Depending on your downstream applications and/or preferences, you can record strict enumeration (start positions) or coverage (extend position).
Finally, to compare ChIP-Seq alignments from multiple experiments, convert your reads to Reads Per Million Mapped, which will help to normalize read counts.
bam2wig.pl --start --shift --model --rpm --in <bamfile> bam2wig.pl --extend --model --rpm --in <bamfile>
-
Paired-end ChIP-Seq
If both ends of the ChIP eluate fragments are sequenced, then we do not need to calculate a shift value. Instead, we will simply count at the midpoint of each properly-mapped sequence pair, or record the defined fragment span.
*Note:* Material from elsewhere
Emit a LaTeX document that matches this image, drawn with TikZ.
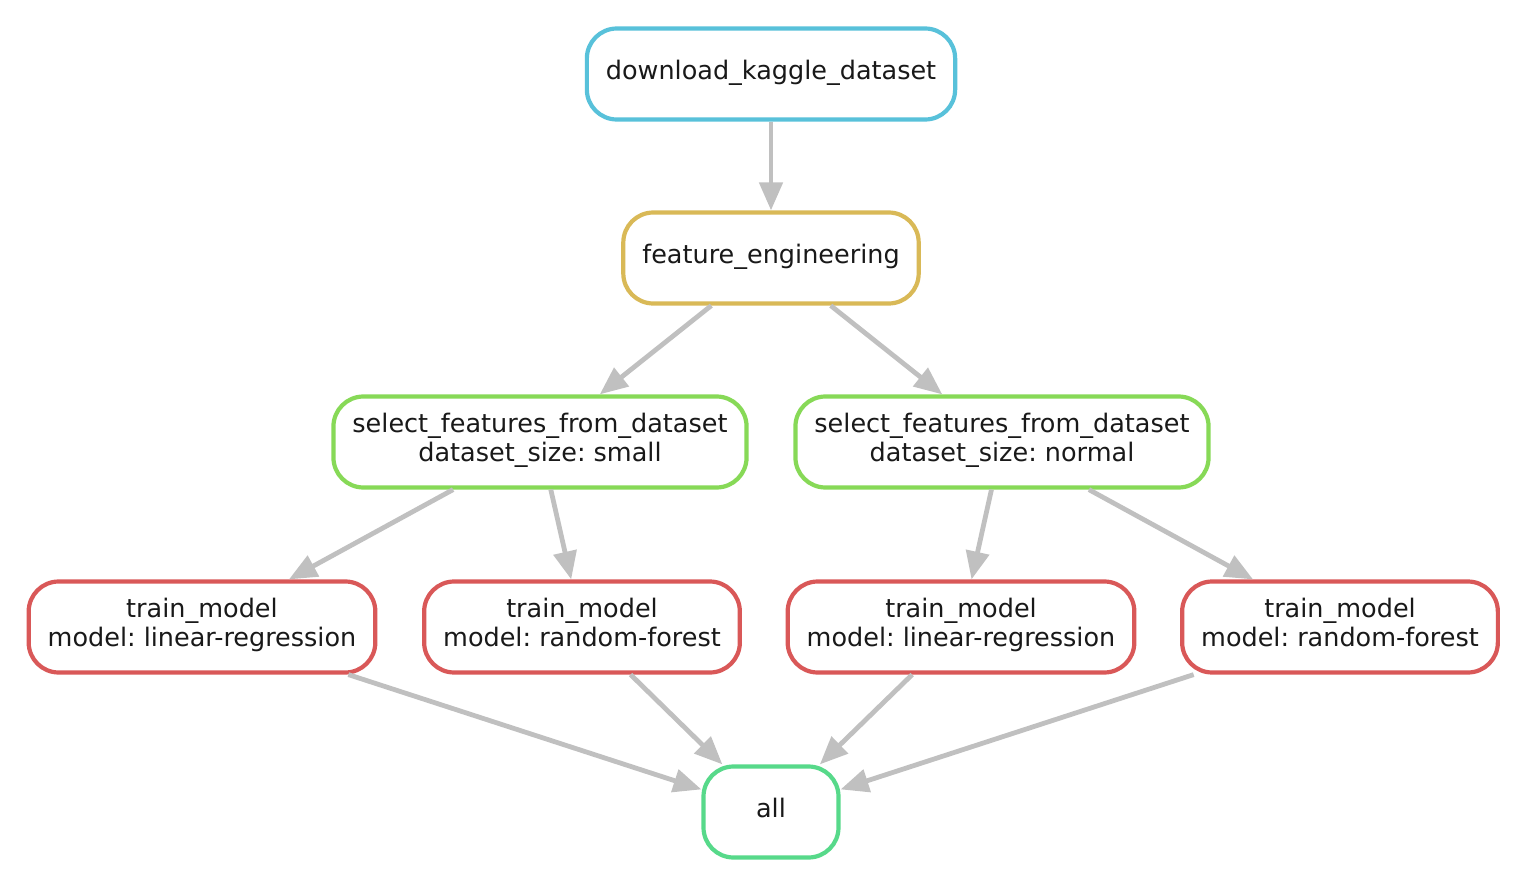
\documentclass[tikz,border=0pt]{standalone}
\usepackage{fontspec}
\setmainfont{DejaVu Sans}
\usetikzlibrary{arrows.meta, positioning}
\frenchspacing

\definecolor{rulecyan}{RGB}{88,193,218}
\definecolor{rulegold}{RGB}{217,185,87}
\definecolor{rulelime}{RGB}{135,217,87}
\definecolor{rulered}{RGB}{217,88,88}
\definecolor{rulegreen}{RGB}{87,217,138}
\definecolor{edgegray}{RGB}{192,192,192}
\definecolor{labelink}{RGB}{25,25,25}

\tikzset{
    rule/.style={draw, line width=2.1pt, rounded corners=15pt, fill=white,
        align=center, inner xsep=9.5pt, inner ysep=0pt, minimum height=45.5pt,
        text=labelink, font=\fontsize{12.75}{14.5}\selectfont,
        execute at begin node=\strut, execute at end node=\strut},
    dep/.style={draw=edgegray, line width=2.4pt,
        -{Triangle[length=14pt,width=11.5pt]}}
}

\begin{document}
\begin{tikzpicture}[x=0.5pt, y=-0.5pt]
\useasboundingbox (0,0) rectangle (1526,888);

\node[rule, draw=rulecyan] at (771,74) (dl) {download\_kaggle\_dataset};
\node[rule, draw=rulegold] at (771,258) (fe) {feature\_engineering};

\node[rule, draw=rulelime] at (540,442) (sels) {select\_features\_from\_dataset\\dataset\_size: small};
\node[rule, draw=rulelime] at (1002,442) (seln) {select\_features\_from\_dataset\\dataset\_size: normal};

\node[rule, draw=rulered] at (202,627) (tr1) {train\_model\\model: linear-regression};
\node[rule, draw=rulered] at (582,627) (tr2) {train\_model\\model: random-forest};
\node[rule, draw=rulered] at (961,627) (tr3) {train\_model\\model: linear-regression};
\node[rule, draw=rulered] at (1340,627) (tr4) {train\_model\\model: random-forest};

\node[rule, draw=rulegreen, minimum width=67.5pt] at (771,812) (all) {all};

\draw[dep] (dl) -- (fe);
\draw[dep] (fe) -- (sels);
\draw[dep] (fe) -- (seln);

\draw[dep] (sels) -- (tr1);
\draw[dep] (sels) -- (tr2);
\draw[dep] (seln) -- (tr3);
\draw[dep] (seln) -- (tr4);

\draw[dep] (tr1) -- (all);
\draw[dep] (tr2) -- (all);
\draw[dep] (tr3) -- (all);
\draw[dep] (tr4) -- (all);
\end{tikzpicture}
\end{document}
bam2wig.pl --mid --pe --rpm --in <bamfile> bam2wig.pl --span --pe --rpm --in <bamfile>
-
Unstranded RNA-Seq
With RNA-Sequencing, we may be interested in either coverage (generating a transcriptome map) or simple tag counts (differential gene expression), so we can count in one of two ways.
To compare RNA-Seq data from different experiments, convert the read counts to Reads Per Million Mapped, which will help to normalize read counts.
bam2wig --span --splice --rpm --in <bamfile> bam2wig --mid --rpm --in <bamfile>
-
Stranded, single-end RNA-Seq
If the library was generated in such a way as to preserve strand, then we can separate the counts based on the strand of the alignment. Note that the reported strand may be accurate or flipped, depending upon whether first-strand or second-strand synthesized cDNA was sequenced, and whether your aligner took this into account. Check the Bam alignments in a genome browser to confirm the orientation relative to coding sequences. If alignments are opposite to the direction of transcription, you can include the –flip option to switch the output.
bam2wig --span ---splice --strand --rpm --in <bamfile> bam2wig --pos mid --strand --rpm --in <bamfile>
-
Paired-end RNA-Seq
Use the smart paired-end coverage mode to properly record paired-end alignments with splice junctions.
bam2wig --smartcov --strand --rpm --in <bamfile>
TEXT REPRESENTATION OF RECORDING ALIGNMENTS
To help users visualize how this program records alignments in a wig file, drawn below are 10 alignments, five forward and five reverse. They may be interpreted as either single-end or paired-end. Drawn below are the numbers that would be recorded in a wig file for various parameter settings. Note that alignments are not drawn to scale and are drawn for visualization purposes only. Values of X represent 10.
-
Alignments
....>>>>>>.....................................<<<<<<............. .....>>>>>>..................................<<<<<<............... ........>>>>>>.......................................<<<<<<....... ........>>>>>>.........................................<<<<<<..... ..........>>>>>>............................................<<<<<<
-
Starts
....11..2.1.......................................1.1.....1.1....1
-
Midpoints
......11..2.1..................................1.1.....1.1....1...
-
Stranded Starts
F...11..2.1....................................................... R.................................................1.1.....1.1....1
-
Span (Coverage)
....122244433311.............................112222111122221211111
-
Mid Span (extend value 2)
......121.2211.................................1111....1111...11..
-
Stranded Span
F...122244433311.................................................. R............................................112222111122221211111
-
Shifted Starts (shift value 26)
........................1.1...11121.1..1..........................
-
Shifted Span (shift value 26)
...................11222211112344365544411........................
-
Extend (extend value 52)
12223445789999XXXXXXXXXXXXXXXXXXXXXXXXXXXXXXXXXXXXX999887665321111
-
Paired-End Midpoints
............................1...111..1............................
-
Paired-End Mid span (extend value 6)
..........................111123333432111.........................
-
Paired-End Span
....12224455555555555555555555555555555555555555555443333332211111
AUTHOR
Timothy J. Parnell, PhD
Huntsman Cancer Institute
University of Utah
Salt Lake City, UT, 84112
This package is free software; you can redistribute it and/or modify it under the terms of the Artistic License 2.0.